Rising demand from developing countries can explain high oil prices, but not rising oil prices. If the current high price of oil ($140/barrel) can be explained solely by increased demand for oil from developing countries, then the futures markets should have priced in the increased demand a long time ago—we've known for quite a while that developing countries would increase their demand for oil as they grew. The price of oil was around $60/barrel in January 2007. What do we know about the rising demand for oil from developing countries now that we didn't know in January 2007 (or for that matter, January 2005)? Virtually nothing—except that both China and India's growth has actually slowed a bit. But look what the price of oil has done:



To find out what's behind the run-up in oil prices, you have to figure out why the futures market has underestimated the spot price of oil over and over again for the past 17 months. There hasn't been any important new information about rising demand from developing countries for futures traders to price in. So something else has been driving oil prices up. The question is, what?

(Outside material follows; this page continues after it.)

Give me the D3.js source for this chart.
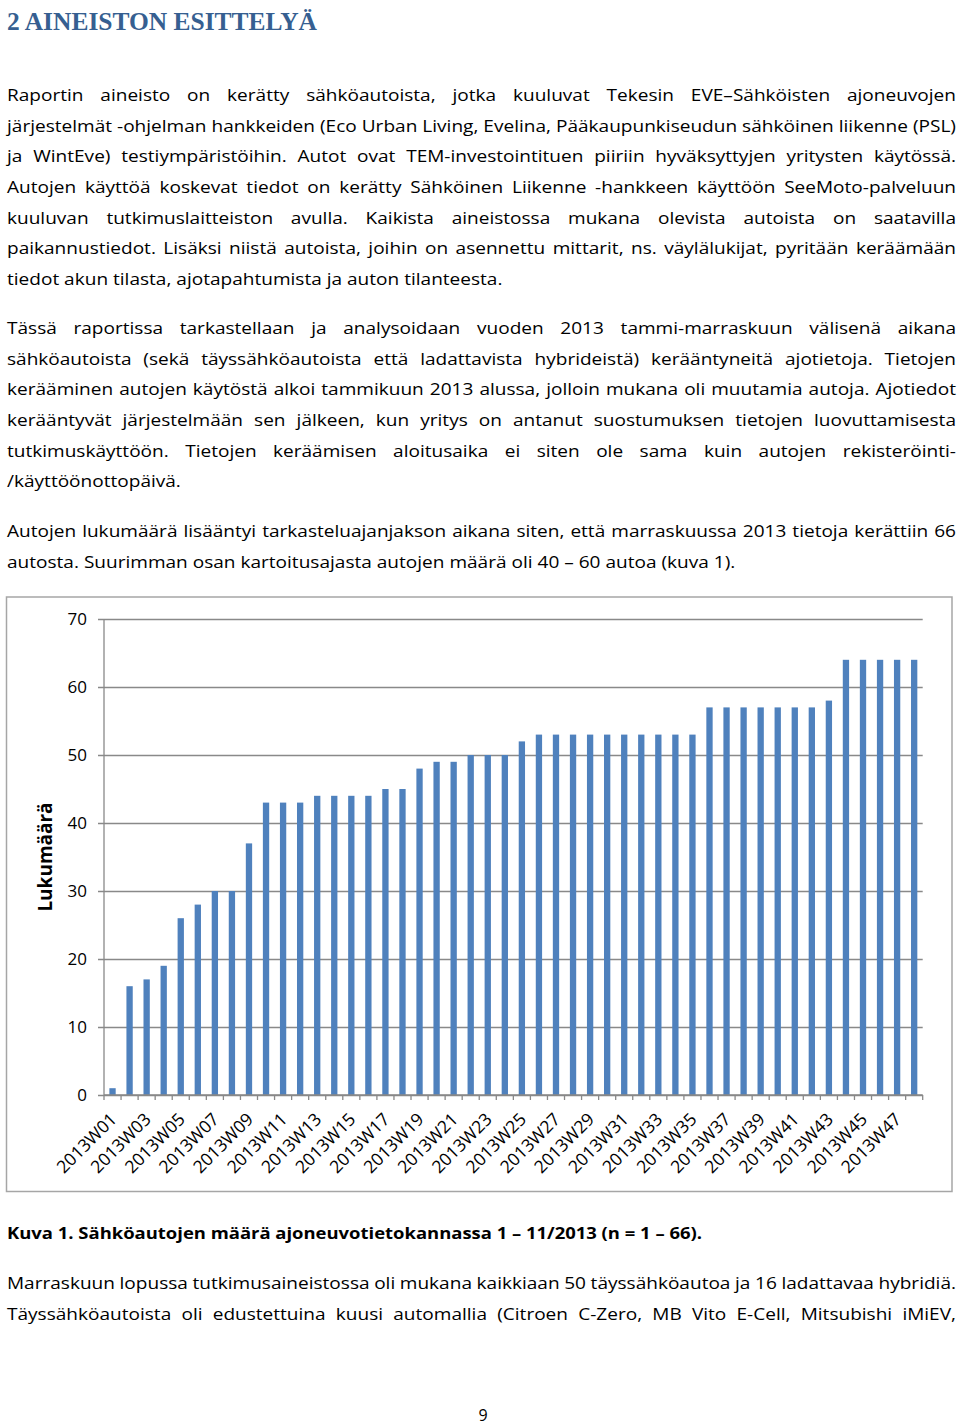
<!DOCTYPE html>
<html>
<head>
<meta charset="utf-8">
<script src="https://cdn.jsdelivr.net/npm/d3@7"></script>
<style>
  body { margin: 0; background: #fff; }
  svg text { font-family: "Open Sans", Lato, sans-serif; fill: #000; }
</style>
</head>
<body>
<svg id="page" width="960" height="1426"></svg>
<script>
// chart data
const weeks = ["2013W01","2013W02","2013W03","2013W04","2013W05","2013W06","2013W07","2013W08",
  "2013W09","2013W10","2013W11","2013W12","2013W13","2013W14","2013W15","2013W16",
  "2013W17","2013W18","2013W19","2013W20","2013W21","2013W22","2013W23","2013W24",
  "2013W25","2013W26","2013W27","2013W28","2013W29","2013W30","2013W31","2013W32",
  "2013W33","2013W34","2013W35","2013W36","2013W37","2013W38","2013W39","2013W40",
  "2013W41","2013W42","2013W43","2013W44","2013W45","2013W46","2013W47","2013W48"];
const carCounts = [1,16,17,19,26,28,30,30,
  37,43,43,43,44,44,44,44,
  45,45,48,49,49,50,50,50,
  52,53,53,53,53,53,53,53,
  53,53,53,57,57,57,57,57,
  57,57,58,64,64,64,64,64];
const yTicks = [0,10,20,30,40,50,60,70];
const yTitle = "Lukumäärä";

// page text, one entry per printed line
const heading = "2 AINEISTON ESITTELYÄ";
const para1 = [
  "Raportin aineisto on kerätty sähköautoista, jotka kuuluvat Tekesin EVE–Sähköisten ajoneuvojen",
  "järjestelmät -ohjelman hankkeiden (Eco Urban Living, Evelina, Pääkaupunkiseudun sähköinen liikenne (PSL)",
  "ja WintEve) testiympäristöihin. Autot ovat TEM-investointituen piiriin hyväksyttyjen yritysten käytössä.",
  "Autojen käyttöä koskevat tiedot on kerätty Sähköinen Liikenne -hankkeen käyttöön SeeMoto-palveluun",
  "kuuluvan tutkimuslaitteiston avulla. Kaikista aineistossa mukana olevista autoista on saatavilla",
  "paikannustiedot. Lisäksi niistä autoista, joihin on asennettu mittarit, ns. väylälukijat, pyritään keräämään",
  "tiedot akun tilasta, ajotapahtumista ja auton tilanteesta."
];
const para2 = [
  "Tässä raportissa tarkastellaan ja analysoidaan vuoden 2013 tammi-marraskuun välisenä aikana",
  "sähköautoista (sekä täyssähköautoista että ladattavista hybrideistä) kerääntyneitä ajotietoja. Tietojen",
  "kerääminen autojen käytöstä alkoi tammikuun 2013 alussa, jolloin mukana oli muutamia autoja. Ajotiedot",
  "kerääntyvät järjestelmään sen jälkeen, kun yritys on antanut suostumuksen tietojen luovuttamisesta",
  "tutkimuskäyttöön. Tietojen keräämisen aloitusaika ei siten ole sama kuin autojen rekisteröinti-",
  "/käyttöönottopäivä."
];
const para3 = [
  "Autojen lukumäärä lisääntyi tarkasteluajanjakson aikana siten, että marraskuussa 2013 tietoja kerättiin 66",
  "autosta. Suurimman osan kartoitusajasta autojen määrä oli 40 – 60 autoa (kuva 1)."
];
const caption = "Kuva 1. Sähköautojen määrä ajoneuvotietokannassa 1 – 11/2013 (n = 1 – 66).";
const para4 = [
  "Marraskuun lopussa tutkimusaineistossa oli mukana kaikkiaan 50 täyssähköautoa ja 16 ladattavaa hybridiä.",
  "Täyssähköautoista oli edustettuina kuusi automallia (Citroen C-Zero, MB Vito E-Cell, Mitsubishi iMiEV,"
];
const pageNo = "9";

const svg = d3.select("#page");
const textLeft = 7, textRight = 956, lineH = 30.67, bodySize = 16;

// heading
svg.append("text")
  .attr("x", textLeft).attr("y", 30)
  .attr("textLength", 310).attr("lengthAdjust", "spacingAndGlyphs")
  .style("font-family", "'Liberation Serif', 'DejaVu Serif', serif")
  .style("font-weight", "bold").style("font-size", "26px")
  .style("fill", "#365f91")
  .text(heading);

// the printed body font is wider than Open Sans, so widen the body text a bit
const probe = svg.append("text").style("font-size", bodySize + "px").text(para1[para1.length - 1]);
const stretch = 496 / probe.node().getComputedTextLength();
probe.remove();

const body = svg.append("g").attr("transform", `scale(${stretch},1)`);

// draw a paragraph; justified lines get stretched word spacing
function drawPara(lines, y0, justifyLast) {
  lines.forEach((line, i) => {
    const t = body.append("text")
      .attr("x", textLeft / stretch).attr("y", y0 + i * lineH)
      .style("font-size", bodySize + "px")
      .text(line);
    const last = i === lines.length - 1;
    if (!last || justifyLast) {
      const w = t.node().getComputedTextLength();
      const gaps = line.split(" ").length - 1;
      if (gaps > 0) t.attr("word-spacing", ((textRight - textLeft) / stretch - w) / gaps);
    }
  });
}

drawPara(para1, 101, false);
drawPara(para2, 334, false);
drawPara(para3, 537.5, false);
drawPara(para4, 1289, true);

// bold caption is narrower in print than Open Sans bold
svg.append("text")
  .attr("x", textLeft).attr("y", 1239)
  .attr("textLength", 695).attr("lengthAdjust", "spacingAndGlyphs")
  .style("font-size", bodySize + "px").style("font-weight", "bold")
  .text(caption);

svg.append("text")
  .attr("x", 483).attr("y", 1421)
  .attr("text-anchor", "middle")
  .style("font-size", bodySize + "px")
  .text(pageNo);

// ---- chart ----
const frame = {left: 6.5, top: 597, right: 952, bottom: 1191.5};
svg.append("rect")
  .attr("x", frame.left).attr("y", frame.top)
  .attr("width", frame.right - frame.left).attr("height", frame.bottom - frame.top)
  .attr("fill", "#fff").attr("stroke", "#a6a6a6").attr("stroke-width", 1.5);

const plot = {left: 104, right: 922.7, top: 619, bottom: 1095};
const axisColor = "#898989";

const x = d3.scaleBand()
  .domain(weeks)
  .range([plot.left, plot.right])
  .paddingInner(0.63)
  .paddingOuter(0.315);

const y = d3.scaleLinear()
  .domain([0, 70])
  .range([plot.bottom, plot.top]);

// gridlines + y labels
const yAxis = svg.append("g")
  .attr("transform", `translate(${plot.left},0)`)
  .call(d3.axisLeft(y).tickValues(yTicks).tickSize(-(plot.right - plot.left)).tickPadding(17));
yAxis.select(".domain").remove();
yAxis.selectAll(".tick line")
  .attr("x1", -6)
  .attr("stroke", axisColor).attr("stroke-width", 1.3);
yAxis.selectAll(".tick text")
  .style("font-family", "'Open Sans', Lato, sans-serif")
  .style("font-size", "17px").attr("fill", "#000");

// vertical axis line
svg.append("line")
  .attr("x1", plot.left).attr("x2", plot.left)
  .attr("y1", y(70)).attr("y2", y(0))
  .attr("stroke", axisColor).attr("stroke-width", 1.3);

// category tick marks at band boundaries
const step = x.step();
const boundaries = weeks.map(w => x(w) + x.bandwidth() / 2 - step / 2);
boundaries.push(plot.right);
svg.append("g").selectAll("line")
  .data(boundaries)
  .join("line")
  .attr("x1", d => d).attr("x2", d => d)
  .attr("y1", plot.bottom).attr("y2", plot.bottom + 5)
  .attr("stroke", axisColor).attr("stroke-width", 1.3);

// bars
svg.append("g").selectAll("rect")
  .data(carCounts)
  .join("rect")
  .attr("x", (d, i) => x(weeks[i]))
  .attr("y", d => y(d))
  .attr("width", x.bandwidth())
  .attr("height", d => y(0) - y(d))
  .attr("fill", "#4f81bd");

// x axis line on top of bars
svg.append("line")
  .attr("x1", plot.left).attr("x2", plot.right)
  .attr("y1", plot.bottom).attr("y2", plot.bottom)
  .attr("stroke", axisColor).attr("stroke-width", 1.3);

// rotated category labels, every other week
svg.append("g").selectAll("text")
  .data(weeks.filter((w, i) => i % 2 === 0))
  .join("text")
  .attr("transform", d => `translate(${x(d) + x.bandwidth() / 2 + 1},${plot.bottom + 21}) rotate(-45)`)
  .attr("text-anchor", "end")
  .attr("dy", "0.35em")
  .style("font-size", "17.5px")
  .text(d => d);

// y axis title
svg.append("text")
  .attr("transform", `translate(52,857) rotate(-90)`)
  .attr("text-anchor", "middle")
  .style("font-size", "19px").style("font-weight", "bold")
  .text(yTitle);
</script>
</body>
</html>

Here's where speculators could play a role. As the housing bubble has wreaked havoc on the financial markets, investors seeking higher returns have flocked to commodities—particularly oil. The vast majority of these investors are brand new to commodities. They're just looking for high returns, and oil futures have been providing high returns ever since the investors started to flee the mortgage market (and all other investments tinged by mortgages). This is a possible explanation for the rising oil prices because the subprime crisis unfolded slowly, and thus new investors have been constantly moving into oil.

Each successive wave of investors flooding into oil futures would have very little specialized knowledge of the oil market. Moreover, the reason these investors were buying oil futures was the belief that oil prices were rising. So the vast majority of these investors would have been long oil, thus driving oil prices ever higher.

Now, I don't think this is the whole story by any means. I just think it's a conceivable explanation for rising oil prices over the past 17 months—it's a more believable explanation that just "rising demand from China and India," at least.